Questionada pelo Correio, a Caixa informou, por meio da assessoria de imprensa, que nas operações do Sistema Financeiro da Habitação, independentemente do sistema de amortização utilizado, não há “cobrança de juros sobre juros”, vedada pelo Decreto 22.626/33. A Caixa explicou que a cobrança alegada não acontece porque a quitação dos juros é feita no seu respectivo vencimento, sendo parte integrante da prestação mensal. “Como os juros são pagos, eles não compõem a base de cálculo dos juros dos períodos subsequentes, inexistindo a capitalização de juros”, declarou a instituição.

Consumidores estão nas mãos dos juízes

Mas não é apenas nos financiamentos imobiliários que há incidência de capitalização de juros. Basicamente, em todos os contratos isso pode ocorrer. E essa aplicação acaba multiplicando assustadoramente o valor da dívida. A advogada da Associação Nacional de Defesa dos Consumidores de Crédito (Andec), Lilian Salgado, questionou na Justiça a capitalização de juros no contrato de financiamento de seu cliente, hoje com saldo devedor de R$ 242,65 mil.

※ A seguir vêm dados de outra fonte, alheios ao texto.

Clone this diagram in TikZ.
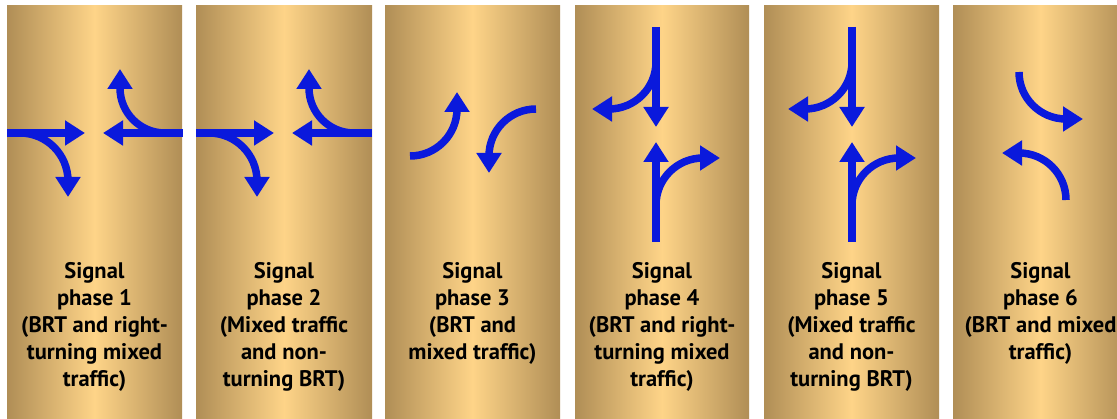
\documentclass[tikz,border=0pt]{standalone}
\usepackage{fontspec}
\setmainfont{PT Sans}
\usetikzlibrary{arrows.meta}
\definecolor{panedge}{RGB}{176,142,86}
\definecolor{pancenter}{RGB}{254,212,136}
\definecolor{arrowblue}{RGB}{10,25,220}
\tikzset{
  panel/.style={left color=panedge, right color=panedge, middle color=pancenter},
  flow/.style={draw=arrowblue, line width=7.5pt, -{Triangle[width=24pt,length=20pt]}},
  caption/.style={align=center, anchor=north, inner sep=0pt, font=\fontsize{22.5}{27}\selectfont\bfseries}
}
\begin{document}
\begin{tikzpicture}[x=1pt,y=-1pt]
\useasboundingbox (0,0) rectangle (1117,419);
\fill[white] (0,0) rectangle (1117,419);
\clip (0,0) rectangle (1117,419);
% panels
\foreach \l/\r in {7/182,196/372,385/560,575/749,764/939,953/1128}{
  \shade[panel] (\l,6) rectangle (\r,420);
}
% panels 1 and 2
\foreach \d in {0,189}{
  \begin{scope}[xshift=\d pt]
    \draw[flow] (7,133) -- (85,133);
    \draw[flow] (20,133) arc[start angle=90,end angle=0,radius=48pt] -- (68,197);
    \draw[flow] (182.5,133) -- (103,133);
    \draw[flow] (165,133) arc[start angle=270,end angle=180,radius=45pt] -- (120,69);
  \end{scope}
}
% panel 3
\draw[flow] (410,156) arc[start angle=270,end angle=360,radius=47pt] -- (457,92);
\draw[flow] (536,109) arc[start angle=90,end angle=180,radius=47pt] -- (489,173);
% panels 4 and 5
\foreach \d in {0,196}{
  \begin{scope}[xshift=\d pt]
    \draw[flow] (656,27) -- (656,127);
    \draw[flow] (656,62) arc[start angle=0,end angle=-90,radius=47pt] -- (592,109);
    \draw[flow] (656,242) -- (656,142);
    \draw[flow] (656,205) arc[start angle=180,end angle=90,radius=47pt] -- (720,158);
  \end{scope}
}
% panel 6
\draw[flow] (1019,72) arc[start angle=180,end angle=270,radius=47pt] -- (1083,119);
\draw[flow] (1066,200) arc[start angle=0,end angle=90,radius=47pt] -- (1002,153);
% captions
\node[caption] (c1) at (94.5,262) {Signal\\phase 1\\(BRT and right-\\turning mixed\\traffic)};
\node[caption] (c2) at (284,262) {Signal\\phase 2\\(Mixed traffic\\and non-\\turning BRT)};
\node[caption] (c3) at (472.5,262) {Signal\\phase 3\\(BRT and\\mixed traffic)};
\node[caption] (c4) at (662,262) {Signal\\phase 4\\(BRT and right-\\turning mixed\\traffic)};
\node[caption] (c5) at (851.5,262) {Signal\\phase 5\\(Mixed traffic\\and non-\\turning BRT)};
\node[caption] (c6) at (1040.5,262) {Signal\\phase 6\\(BRT and mixed\\traffic)};
\end{tikzpicture}
\end{document}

Se o método for substituído pela aplicação de juros simples, a dívida cai para R$ 75,96 mil. “No meu entendimento, a capitalização mensal de juros é vedada nos contratos de financiamento, empréstimos e outros, contudo, esta questão virou uma polêmica no nosso poder judiciário”, ressaltou . “É uma briga danada. Existe uma súmula do Supremo Tribunal Federal (STF) que proíbe a cobrança, mas tem uma medida provisória (MP) que permite. Tem uma ação direta de inconstitucionalidade no STF questionando a MP e alguns ministros do STJ entendem que a cobrança é legal, desde que esteja explícito no contrato”, relatou (para entender o caso leia o quadro).

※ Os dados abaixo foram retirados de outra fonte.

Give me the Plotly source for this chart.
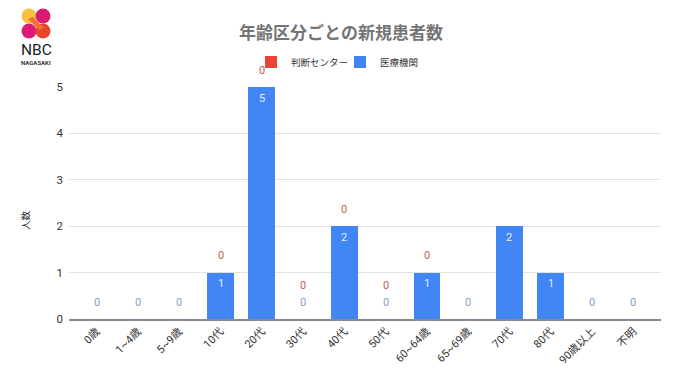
import plotly.graph_objects as go

categories = ["0歳", "1~4歳", "5~9歳", "10代", "20代", "30代", "40代", "50代",
              "60~64歳", "65~69歳", "70代", "80代", "90歳以上", "不明"]
center_values = [None, None, None, 0, 0, 0, 0, 0, 0, None, None, None, None, None]
clinic_values = [0, 0, 0, 1, 5, 0, 2, 0, 1, 0, 2, 1, 0, 0]
series_center = "判断センター"
series_clinic = "医療機関"
title_text = "年齢区分ごとの新規患者数"
y_title = "人数"

FONT = "Roboto, 'Noto Sans CJK JP', sans-serif"
RED = "#ea4335"
BLUE = "#4285f4"

fig = go.Figure()
fig.add_bar(x=categories, y=[v or 0 for v in center_values], name=series_center,
            marker=dict(color=RED, line_width=0))
fig.add_bar(x=categories, y=clinic_values, name=series_clinic,
            marker=dict(color=BLUE, line_width=0))

annotations = []
for i, cat in enumerate(categories):
    c = clinic_values[i]
    if c > 0:
        annotations.append(dict(x=cat, y=c, yref="y", xref="x", text=str(c), showarrow=False,
                                yshift=-11, font=dict(size=11, color="#e3edfd", family=FONT)))
    else:
        annotations.append(dict(x=cat, y=c, yref="y", xref="x", text=str(c), showarrow=False,
                                yshift=17, font=dict(size=11, color="#7f9fc8", family=FONT)))
    if center_values[i] is not None:
        annotations.append(dict(x=cat, y=c, yref="y", xref="x", text=str(center_values[i]),
                                showarrow=False, yshift=17 if c > 0 else 34,
                                font=dict(size=11, color="#c0604f", family=FONT)))
annotations.append(dict(xref="paper", yref="paper", x=(25 - 69) / 592, y=(319 - 220) / 232,
                        xanchor="center", yanchor="middle",
                        text=y_title, textangle=-90, showarrow=False,
                        font=dict(size=9.5, color="#222222", family=FONT)))


def pxx(v):
    return (v - 69) / 592


def pxy(v):
    return (319 - v) / 232


shapes = []
for cx, cy, r, col in [(29, 16, 7.5, "#f7c23f"), (29, 31, 7.5, "#dc1a78"),
                       (43, 16, 7.5, "#d81b72"), (43, 31, 7.5, "#e8452c")]:
    shapes.append(dict(type="circle", xref="paper", yref="paper", layer="above",
                       x0=pxx(cx - r), x1=pxx(cx + r), y0=pxy(cy + r), y1=pxy(cy - r),
                       fillcolor=col, line_width=0))
shapes.append(dict(type="path", xref="paper", yref="paper", layer="above", line_width=0,
                   fillcolor="#f0702f",
                   path=f"M {pxx(28)},{pxy(19)} L {pxx(33)},{pxy(17)} L {pxx(44)},{pxy(28)} L {pxx(39)},{pxy(30)} Z"))
annotations.append(dict(xref="paper", yref="paper", x=pxx(36), y=pxy(49.5), text="NBC", showarrow=False,
                        xanchor="center", yanchor="middle",
                        font=dict(size=15.5, color="#222222", family="Roboto")))
annotations.append(dict(xref="paper", yref="paper", x=pxx(36), y=pxy(62.5), text="<b>NAGASAKI</b>", showarrow=False,
                        xanchor="center", yanchor="middle",
                        font=dict(size=6, color="#333333", family="Roboto")))

fig.update_layout(
    width=680, height=382, barmode="stack", bargap=0.35,
    paper_bgcolor="white", plot_bgcolor="white",
    margin=dict(l=69, r=19, t=87, b=63, autoexpand=False),
    font=dict(family=FONT, color="#333333"),
    title=dict(text=f"<b>{title_text}</b>", x=341 / 680, xanchor="center", y=1 - 33 / 382, yanchor="middle",
               font=dict(size=17, color="#757575", family=FONT)),
    legend=dict(orientation="h", x=(251 - 69) / 592, xanchor="left", y=pxy(62), yanchor="middle",
                entrywidth=44, entrywidthmode="pixels",
                font=dict(size=9.5, color="#333333", family=FONT), traceorder="normal"),
    xaxis=dict(type="category", categoryorder="array", categoryarray=categories,
               range=[-0.67, 13.67], tickangle=-45, showgrid=False, ticks="",
               tickfont=dict(size=11, color="#333333", family=FONT),
               showline=True, linecolor="#8a8a8a", linewidth=1.5),
    yaxis=dict(range=[0, 5], tickvals=[0, 1, 2, 3, 4, 5], gridcolor="#e2e2e2", gridwidth=1,
               zeroline=False, ticks="", ticklabelstandoff=5,
               tickfont=dict(size=11.5, color="#333333", family=FONT)),
    annotations=annotations, shapes=shapes,
)
fig.write_html("out.html", post_script="document.body.style.margin='0';",
               config={"displayModeBar": False})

O vice-presidente da Ordem dos Advogados do Brasil (OAB) nacional, Vladimir Lourenço, concorda com Lilian. Segundo ele, o cliente bancário está nas mãos de juízes. Lourenço explicou que alguns juízes acreditam que o que está definido no contrato é o que deve ser cumprido. Outros, já consideram que nos empréstimos e financiamentos não devem ocorrer a capitalização de juros. Ele recomenda que os clientes bancários solicitem, a cada dois anos, às instituições financeiras uma espécie de histórico da operações. Com ele, é possível saber se está ocorrendo a cobrança de juros sobre juros.

O presidente do Instituto Nacional de Defesa do Consumidor do Sistema Financeiro (Andif), Donizét Piton, destacou que os atuais contratos bancários estão na contramão dos direitos do consumidor. “Alguns juízes mais velhos, experientes e que não estão cansados, ainda dão ganho de causa para o consumidor”, frisou Piton.

Anatocismo

Também há especialistas que não consideram cobrança de juros sobre juros e capitalização de juros como equivalentes. O economista Luiz Fernando Barreto Perez, por exemplo, só considera anatocismo ou cobrança de juros sobre juros quando, após o vencimento de uma operação, o credor cobra juros sobre os juros vencidos e não pagos. “Na minha opinião, os únicos casos que se encaixam nessa situação são os contratos do sistema de financiamento habitacional das décadas de 70, 80, em que as prestações eram corrigidas pela variação salarial e o saldo devedor pelos índices de inflação”, avaliou. “Como o índice salarial sempre foi menor, chega ao ponto em que as prestações não conseguiam pagar os juros devedores do mês. A diferença ia para o saldo devedor, e eram aplicados juros sobre os juros já cobrados”, explicou.